The lesson for all of South Asia is that we must break with the unitarist structures and practices imposed by erstwhile colonial regimes for administrative convenience. There is no reason why India shouldn't have many more states-40, 50, even more. This is perfectly in keeping with the spirit and content of Indianness. A large country like India must be richly federal, and it must accommodate multiple types of federal arrangements.

However, decentralisation does not mean merely devolving power from Lucknow to Nainital, from Bhopal to Raipur, or from Patna to Ranchi, and then leaving it upto the regional or local elites to carry on.

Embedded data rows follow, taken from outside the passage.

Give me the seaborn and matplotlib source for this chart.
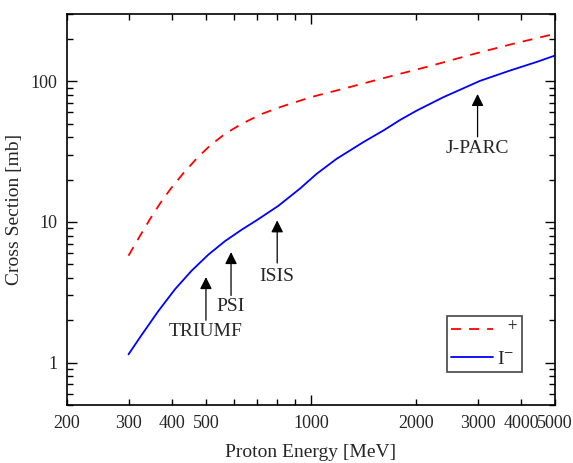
import numpy as np
import pandas as pd
import seaborn as sns
import matplotlib.pyplot as plt
from matplotlib.ticker import FixedLocator, FixedFormatter, NullFormatter, LogLocator

# Cross sections (log-log)
energy_minus = [300, 327, 365, 408, 455, 508, 567, 633, 700, 806, 930, 1039, 1185,
                1413, 1612, 1800, 2009, 2394, 3051, 3719, 4435, 5000]
xs_minus = [1.145, 1.57, 2.32, 3.33, 4.5, 5.85, 7.3, 8.8, 10.3, 13.0, 17.25, 22.0,
            28.1, 36.9, 44.6, 53.0, 61.8, 76.9, 100.5, 119, 137, 152]

energy_plus = [300, 324, 346, 370, 397, 431, 471, 514, 567, 633, 723, 825, 1000, 1266,
               1612, 2193, 2856, 3719, 5000]
xs_plus = [5.75, 8.0, 10.5, 13.6, 17.3, 22.2, 28.3, 34.9, 42.2, 49.7, 58.5, 66.0, 77.0,
           89.6, 105, 128, 153.5, 182, 217]

# Facilities: name, energy, arrow tail, arrow tip, label y
facilities = ['TRIUMF', 'PSI', 'ISIS', 'J-PARC']
fac_energy = [500, 590, 800, 3000]
fac_tail = [2.0, 3.0, 5.1, 40.2]
fac_tip = [4.05, 6.1, 10.25, 81]
fac_text = [1.66, 2.49, 4.12, 33.1]

sns.set_theme(style='ticks')
plt.rcParams['font.family'] = ['Liberation Serif', 'DejaVu Serif']
plt.rcParams['mathtext.fontset'] = 'stix'

fig = plt.figure(figsize=(5.73, 4.63), dpi=100)
ax = fig.add_axes([0.117, 0.1253, 0.8516, 0.8445])

df_plus = pd.DataFrame({'E': energy_plus, 'sigma': xs_plus})
df_minus = pd.DataFrame({'E': energy_minus, 'sigma': xs_minus})

sns.lineplot(data=df_plus, x='E', y='sigma', ax=ax, color='red', lw=1.3,
             linestyle=(0, (5.5, 4.5)), label='  $^{+}$')
sns.lineplot(data=df_minus, x='E', y='sigma', ax=ax, color='blue', lw=1.3,
             label='I$^{-}$')

ax.set_xscale('log')
ax.set_yscale('log')
ax.set_xlim(200, 5000)
ax.set_ylim(0.5, 300)

# x ticks: major at 1000, minor elsewhere, labels on selected values
ax.xaxis.set_major_locator(FixedLocator([1000]))
ax.xaxis.set_minor_locator(FixedLocator([200, 300, 400, 500, 600, 700, 800, 900, 2000, 3000, 4000, 5000]))
ax.xaxis.set_major_formatter(FixedFormatter(['1000']))
minor_labels = ['200', '300', '400', '500', '', '', '', '', '2000', '3000', '4000', '5000']
ax.xaxis.set_minor_formatter(FixedFormatter(minor_labels))

ax.set_yticks([1, 10, 100])
ax.set_yticklabels(['1', '10', '100'])
ax.yaxis.set_minor_locator(LogLocator(base=10, subs=np.arange(2, 10), numticks=10))
ax.yaxis.set_minor_formatter(NullFormatter())

ax.tick_params(which='both', direction='in', top=True, right=True, labelsize=13,
               color='black', width=1)
ax.tick_params(which='major', length=7, pad=7)
ax.tick_params(which='minor', length=4, pad=7)
for s in ax.spines.values():
    s.set_linewidth(1.2)
    s.set_color('black')

ax.set_xlabel('Proton Energy [MeV]', fontsize=14, labelpad=9)
ax.set_ylabel('Cross Section [mb]', fontsize=14, labelpad=5)

for name, e, t0, t1, ty in zip(facilities, fac_energy, fac_tail, fac_tip, fac_text):
    ax.annotate('', xy=(e, t1), xytext=(e, t0),
                arrowprops=dict(arrowstyle='-|>', color='black', lw=0.9,
                                mutation_scale=18, shrinkA=0, shrinkB=0))
    ax.text(e, ty, name, ha='center', va='center', fontsize=14)

leg = ax.legend(loc='lower right', bbox_to_anchor=(0.932, 0.084), borderaxespad=0,
                fancybox=False, framealpha=1, edgecolor='#444444', fontsize=14,
                handlelength=2.2, handletextpad=0.2, labelspacing=0.55,
                borderpad=0.2)
leg.get_frame().set_linewidth(1.2)

fig.savefig('out.png', dpi=100)
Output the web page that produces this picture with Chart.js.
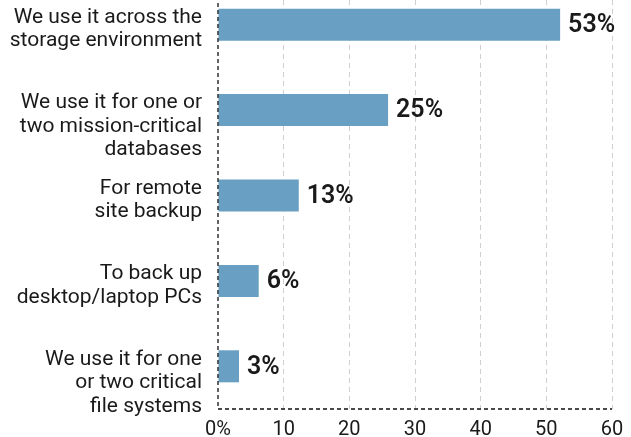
<!DOCTYPE html>
<html>
<head>
<meta charset="utf-8">
<script src="https://cdn.jsdelivr.net/npm/chart.js@4"></script>
<style>
  html, body { margin: 0; padding: 0; background: #fff; overflow: hidden; }
  /* plot area starts a little above the top edge, as in the original */
  #wrap { width: 631px; height: 455px; margin-top: -18px; }
</style>
</head>
<body>
<div id="wrap"><canvas id="bar-chart"></canvas></div>
<script>
// answers (multi-line labels as in the original)
const categories = [
  ["We use it across the", "storage environment"],
  ["We use it for one or", "two mission-critical", "databases"],
  ["For remote", "site backup"],
  ["To back up", "desktop/laptop PCs"],
  ["We use it for one", "or two critical", "file systems"]
];
// bar lengths as drawn
const shares = [52.1, 25.9, 12.3, 6.2, 3.2];
// printed value labels
const shareLabels = ["53%", "25%", "13%", "6%", "3%"];
const xTicks = [0, 10, 20, 30, 40, 50, 60];

const valueLabels = {
  id: 'valueLabels',
  afterDatasetsDraw(chart) {
    const ctx = chart.ctx;
    const meta = chart.getDatasetMeta(0);
    ctx.save();
    ctx.font = '600 25px Roboto';
    ctx.fillStyle = '#1a1a1a';
    ctx.textAlign = 'left';
    ctx.textBaseline = 'middle';
    meta.data.forEach((bar, i) => {
      ctx.fillText(shareLabels[i], bar.x + 8, bar.y + 1);
    });
    ctx.restore();
  }
};

// category labels: first line sits just above the bar centre, the rest run downwards
const categoryLabels = {
  id: 'categoryLabels',
  afterDraw(chart) {
    const { ctx, chartArea } = chart;
    const yScale = chart.scales.y;
    ctx.save();
    ctx.font = '21px Roboto';
    ctx.fillStyle = '#1a1a1a';
    ctx.textAlign = 'right';
    ctx.textBaseline = 'middle';
    chart.data.labels.forEach((lines, i) => {
      const y0 = yScale.getPixelForValue(i) - 7;
      lines.forEach((line, k) => {
        ctx.fillText(line, chartArea.left - 16, y0 + k * 23.5);
      });
    });
    ctx.restore();
  }
};

// dashed black axis lines on the left and bottom
const dashedAxes = {
  id: 'dashedAxes',
  afterDraw(chart) {
    const { ctx, chartArea } = chart;
    ctx.save();
    ctx.strokeStyle = '#111';
    ctx.lineWidth = 1.3;
    ctx.setLineDash([4, 3]);
    ctx.beginPath();
    ctx.moveTo(chartArea.left, chartArea.top);
    ctx.lineTo(chartArea.left, chartArea.bottom);
    ctx.lineTo(chartArea.right, chartArea.bottom);
    ctx.stroke();
    ctx.restore();
  }
};

new Chart(document.getElementById("bar-chart"), {
  type: 'bar',
  data: {
    labels: categories,
    datasets: [
      {
        data: shares,
        backgroundColor: "#689fc2",
        borderWidth: 0,
        barPercentage: 0.375,
        categoryPercentage: 1
      }
    ]
  },
  options: {
    indexAxis: 'y',
    responsive: true,
    maintainAspectRatio: false,
    animation: false,
    layout: { padding: { top: 0, right: 19, left: 0, bottom: 0 } },
    plugins: {
      legend: { display: false },
      tooltip: { enabled: false }
    },
    scales: {
      x: {
        min: 0,
        max: 60,
        afterBuildTicks(scale) {
          scale.ticks = xTicks.map(v => ({ value: v }));
        },
        afterFit(scale) {
          scale.height = 28;
          scale.paddingLeft = 0;
          scale.paddingRight = 0;
        },
        grid: {
          color: (c) => c.tick && c.tick.value === 0 ? 'rgba(0,0,0,0)' : '#cfcfcf',
          lineWidth: 1,
          drawTicks: false
        },
        border: { display: false, dash: [5, 4] },
        ticks: {
          padding: 9,
          color: '#1a1a1a',
          font: { family: 'Roboto', size: 20 },
          callback: (v) => v === 0 ? '0%' : String(v)
        }
      },
      y: {
        afterFit(scale) {
          scale.width = 218;
          scale.paddingTop = 0;
          scale.paddingBottom = 0;
        },
        grid: { display: false, drawTicks: false },
        border: { display: false },
        ticks: { display: false }
      }
    }
  },
  plugins: [valueLabels, categoryLabels, dashedAxes]
});
</script>
</body>
</html>
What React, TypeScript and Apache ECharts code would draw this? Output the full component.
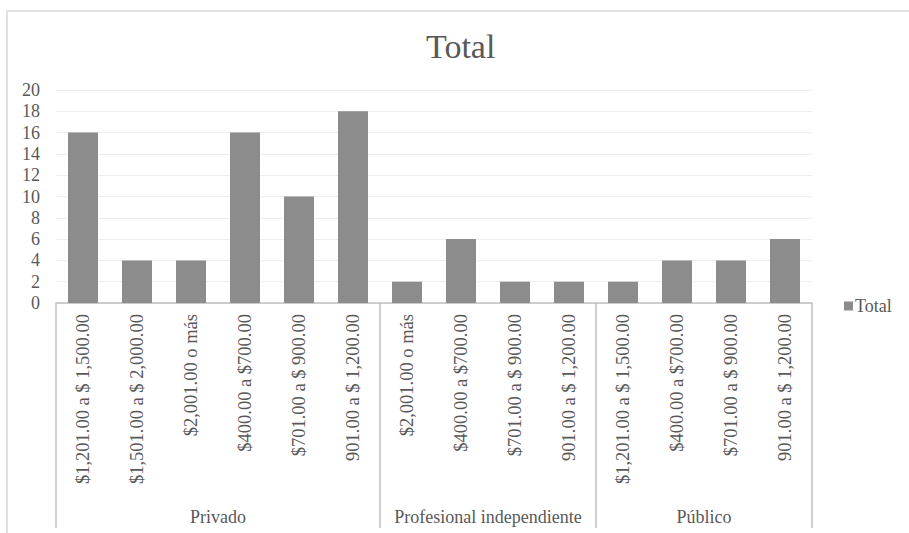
import React, { useEffect, useRef } from "react";
import * as echarts from "echarts";

const groupNames = ["Privado", "Profesional independiente", "Público"];
const privadoLabels = [
  "$1,201.00 a $ 1,500.00",
  "$1,501.00 a $ 2,000.00",
  "$2,001.00 o más",
  "$400.00 a $700.00",
  "$701.00 a $ 900.00",
  "901.00 a $ 1,200.00",
];
const privadoValues = [16, 4, 4, 16, 10, 18];
const profesionalLabels = [
  "$2,001.00 o más",
  "$400.00 a $700.00",
  "$701.00 a $ 900.00",
  "901.00 a $ 1,200.00",
];
const profesionalValues = [2, 6, 2, 2];
const publicoLabels = [
  "$1,201.00 a $ 1,500.00",
  "$400.00 a $700.00",
  "$701.00 a $ 900.00",
  "901.00 a $ 1,200.00",
];
const publicoValues = [2, 4, 4, 6];
const yTicks = [0, 2, 4, 6, 8, 10, 12, 14, 16, 18, 20];

const FONT = "'Liberation Serif', 'Times New Roman', 'DejaVu Serif', serif";
const TEXT = "#595959";

export default function App() {
  const ref = useRef<HTMLDivElement>(null);
  useEffect(() => {
    if (!ref.current) return;
    const chart = echarts.init(ref.current, undefined, { renderer: "svg" });
    const groups = [
      { name: groupNames[0], labels: privadoLabels, values: privadoValues },
      { name: groupNames[1], labels: profesionalLabels, values: profesionalValues },
      { name: groupNames[2], labels: publicoLabels, values: publicoValues },
    ];
    const categories: string[] = [];
    const values: number[] = [];
    const boundaries: number[] = [0];
    const centers: number[] = [];
    const centerNames: Record<string, string> = {};
    groups.forEach((g) => {
      const start = categories.length;
      categories.push(...g.labels);
      values.push(...g.values);
      const end = categories.length;
      boundaries.push(end);
      const c = (start + end) / 2;
      centers.push(c);
      centerNames[String(c)] = g.name;
    });
    const total = categories.length;

    chart.setOption({
      animation: false,
      backgroundColor: "#ffffff",
      textStyle: { fontFamily: FONT },
      title: {
        text: "Total",
        left: 421,
        top: 24,
        textStyle: { fontFamily: FONT, fontSize: 34, fontWeight: "normal", color: TEXT },
      },
      legend: {
        data: ["Total"],
        left: 839,
        top: 292,
        icon: "rect",
        itemWidth: 9,
        itemHeight: 9,
        itemGap: 4,
        textStyle: { fontFamily: FONT, fontSize: 18, color: TEXT, padding: [0, 0, 0, -3] },
      },
      grid: { left: 56, right: 97, top: 90, bottom: 230, containLabel: false },
      xAxis: [
        {
          type: "category",
          data: categories,
          axisLine: { lineStyle: { color: "#bfbfbf", width: 1.5 } },
          axisTick: { show: false },
          axisLabel: {
            rotate: 90,
            interval: 0,
            margin: 11,
            fontFamily: FONT,
            fontSize: 18.5,
            color: TEXT,
          },
        },
        {
          type: "value",
          min: 0,
          max: total,
          position: "bottom",
          axisLine: { show: false },
          splitLine: { show: false },
          axisTick: {
            show: true,
            customValues: boundaries,
            length: 225,
            lineStyle: { color: "#bfbfbf", width: 1.5 },
          },
          axisLabel: {
            customValues: centers,
            margin: 205,
            fontFamily: FONT,
            fontSize: 18,
            color: TEXT,
            formatter: (v: number) => centerNames[String(v)] || "",
          },
        },
      ],
      yAxis: {
        type: "value",
        min: 0,
        max: 20,
        interval: 2,
        axisLine: { show: false },
        axisTick: { show: false },
        splitLine: { lineStyle: { color: "#eeeeee", width: 1 } },
        axisLabel: {
          margin: 16,
          fontFamily: FONT,
          fontSize: 18,
          color: TEXT,
          formatter: (v: number) => (yTicks.includes(v) ? String(v) : ""),
        },
      },
      series: [
        {
          name: "Total",
          type: "bar",
          data: values,
          barWidth: 30,
          itemStyle: { color: "#8c8c8c" },
        },
      ],
      graphic: [
        {
          type: "rect",
          shape: { x: 7, y: 11, width: 920, height: 540 },
          style: { fill: "none", stroke: "#d9d9d9", lineWidth: 1.5 },
          silent: true,
        },
      ],
    });
    return () => chart.dispose();
  }, []);
  return (
    <div
      ref={ref}
      style={{ position: "fixed", left: 0, top: 0, width: 909, height: 533 }}
    />
  );
}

It is pointless to have bureaucrats and commercial interests of Bhopal merely replaced by the patronage-based 'political families' of Raipur working in league with the very industrialists who got the great trade unionist Shankar Guha Niyogi murdered. Devolution means going beyond those elites, and devolving power to the broad mass. Creating more states, then, is no magic wand.

By themselves, they cannot bring about healthy development; they are a necessary, not a sufficient, condition.

Many people in the UP hills believe that Uttaranchal is the poorest or most backward

region of the state today. In many ways, it is not. Garhwal and Kumaon have a smaller proportion (39 percent) of people living in poverty, compared to (supposedly prosperous) western UP's 42 percent and Bundelkhand's 62 percent. The UP Planning Department's list of the 15 most backward districts—in per capita income, literacy, roads, etc—does not include any of Uttaranchal's eight districts. But Uttaranchal is certainly an instance of mal-development, violent disruption of ecology and imposition of large dam projects where smaller ones are needed.

This holds a larger lesson. To be relevant to people, development schemes have to start from below and address people's real needs. Only then will the authentic rationale of democratic decentralisation unfold. Ultimately, people-oriented decentralisation alone can empower the wretched of the South Asian soil.